Entries taken from a collection

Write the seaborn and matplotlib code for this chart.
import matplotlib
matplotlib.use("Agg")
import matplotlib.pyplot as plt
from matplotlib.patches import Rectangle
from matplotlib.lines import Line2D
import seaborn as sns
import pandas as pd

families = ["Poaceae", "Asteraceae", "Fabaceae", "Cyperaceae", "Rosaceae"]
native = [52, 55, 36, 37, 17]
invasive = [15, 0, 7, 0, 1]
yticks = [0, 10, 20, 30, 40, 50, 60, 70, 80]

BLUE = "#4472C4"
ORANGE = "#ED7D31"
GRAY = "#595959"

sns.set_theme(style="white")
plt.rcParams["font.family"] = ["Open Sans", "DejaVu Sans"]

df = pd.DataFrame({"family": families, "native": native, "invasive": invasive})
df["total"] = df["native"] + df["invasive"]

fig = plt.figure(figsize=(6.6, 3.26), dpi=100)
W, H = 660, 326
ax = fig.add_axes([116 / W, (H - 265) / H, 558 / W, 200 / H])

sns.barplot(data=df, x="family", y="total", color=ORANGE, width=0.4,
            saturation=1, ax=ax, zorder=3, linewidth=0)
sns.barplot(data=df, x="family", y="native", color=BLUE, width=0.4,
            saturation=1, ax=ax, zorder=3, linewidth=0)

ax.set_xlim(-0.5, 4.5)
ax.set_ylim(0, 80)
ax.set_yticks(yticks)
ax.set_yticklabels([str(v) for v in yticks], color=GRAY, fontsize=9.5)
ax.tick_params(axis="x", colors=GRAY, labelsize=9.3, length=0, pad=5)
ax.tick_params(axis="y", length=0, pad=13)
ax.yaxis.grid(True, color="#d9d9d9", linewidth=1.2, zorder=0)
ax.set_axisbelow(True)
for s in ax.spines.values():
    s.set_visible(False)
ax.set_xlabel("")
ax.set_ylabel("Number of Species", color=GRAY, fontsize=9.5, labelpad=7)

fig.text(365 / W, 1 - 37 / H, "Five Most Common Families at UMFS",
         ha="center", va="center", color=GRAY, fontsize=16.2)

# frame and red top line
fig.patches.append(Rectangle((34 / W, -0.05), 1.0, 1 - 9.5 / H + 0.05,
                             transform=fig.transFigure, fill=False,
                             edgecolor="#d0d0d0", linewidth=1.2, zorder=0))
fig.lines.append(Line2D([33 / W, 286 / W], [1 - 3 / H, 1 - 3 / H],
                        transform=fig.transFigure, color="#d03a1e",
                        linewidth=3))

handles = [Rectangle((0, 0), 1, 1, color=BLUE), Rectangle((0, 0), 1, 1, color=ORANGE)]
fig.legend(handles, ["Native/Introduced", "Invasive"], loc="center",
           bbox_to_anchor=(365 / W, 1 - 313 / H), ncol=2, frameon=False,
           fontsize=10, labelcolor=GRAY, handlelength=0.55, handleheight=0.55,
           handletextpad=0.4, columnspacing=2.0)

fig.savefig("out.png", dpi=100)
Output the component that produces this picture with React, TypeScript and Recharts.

**AIM**: Using the listing above, retype each line exactly.

**SOLVED EXERCISE**:
Write the seaborn and matplotlib code for this chart.
import matplotlib
matplotlib.use("Agg")
import matplotlib.pyplot as plt
from matplotlib.patches import Rectangle
from matplotlib.lines import Line2D
import seaborn as sns
import pandas as pd

families = ["Poaceae", "Asteraceae", "Fabaceae", "Cyperaceae", "Rosaceae"]
native = [52, 55, 36, 37, 17]
invasive = [15, 0, 7, 0, 1]
yticks = [0, 10, 20, 30, 40, 50, 60, 70, 80]

BLUE = "#4472C4"
ORANGE = "#ED7D31"
GRAY = "#595959"

sns.set_theme(style="white")
plt.rcParams["font.family"] = ["Open Sans", "DejaVu Sans"]

df = pd.DataFrame({"family": families, "native": native, "invasive": invasive})
df["total"] = df["native"] + df["invasive"]

fig = plt.figure(figsize=(6.6, 3.26), dpi=100)
W, H = 660, 326
ax = fig.add_axes([116 / W, (H - 265) / H, 558 / W, 200 / H])

sns.barplot(data=df, x="family", y="total", color=ORANGE, width=0.4,
            saturation=1, ax=ax, zorder=3, linewidth=0)
sns.barplot(data=df, x="family", y="native", color=BLUE, width=0.4,
            saturation=1, ax=ax, zorder=3, linewidth=0)

ax.set_xlim(-0.5, 4.5)
ax.set_ylim(0, 80)
ax.set_yticks(yticks)
ax.set_yticklabels([str(v) for v in yticks], color=GRAY, fontsize=9.5)
ax.tick_params(axis="x", colors=GRAY, labelsize=9.3, length=0, pad=5)
ax.tick_params(axis="y", length=0, pad=13)
ax.yaxis.grid(True, color="#d9d9d9", linewidth=1.2, zorder=0)
ax.set_axisbelow(True)
for s in ax.spines.values():
    s.set_visible(False)
ax.set_xlabel("")
ax.set_ylabel("Number of Species", color=GRAY, fontsize=9.5, labelpad=7)

fig.text(365 / W, 1 - 37 / H, "Five Most Common Families at UMFS",
         ha="center", va="center", color=GRAY, fontsize=16.2)

# frame and red top line
fig.patches.append(Rectangle((34 / W, -0.05), 1.0, 1 - 9.5 / H + 0.05,
                             transform=fig.transFigure, fill=False,
                             edgecolor="#d0d0d0", linewidth=1.2, zorder=0))
fig.lines.append(Line2D([33 / W, 286 / W], [1 - 3 / H, 1 - 3 / H],
                        transform=fig.transFigure, color="#d03a1e",
                        linewidth=3))

handles = [Rectangle((0, 0), 1, 1, color=BLUE), Rectangle((0, 0), 1, 1, color=ORANGE)]
fig.legend(handles, ["Native/Introduced", "Invasive"], loc="center",
           bbox_to_anchor=(365 / W, 1 - 313 / H), ncol=2, frameon=False,
           fontsize=10, labelcolor=GRAY, handlelength=0.55, handleheight=0.55,
           handletextpad=0.4, columnspacing=2.0)

fig.savefig("out.png", dpi=100)
Output the component that produces this picture with React, TypeScript and Recharts.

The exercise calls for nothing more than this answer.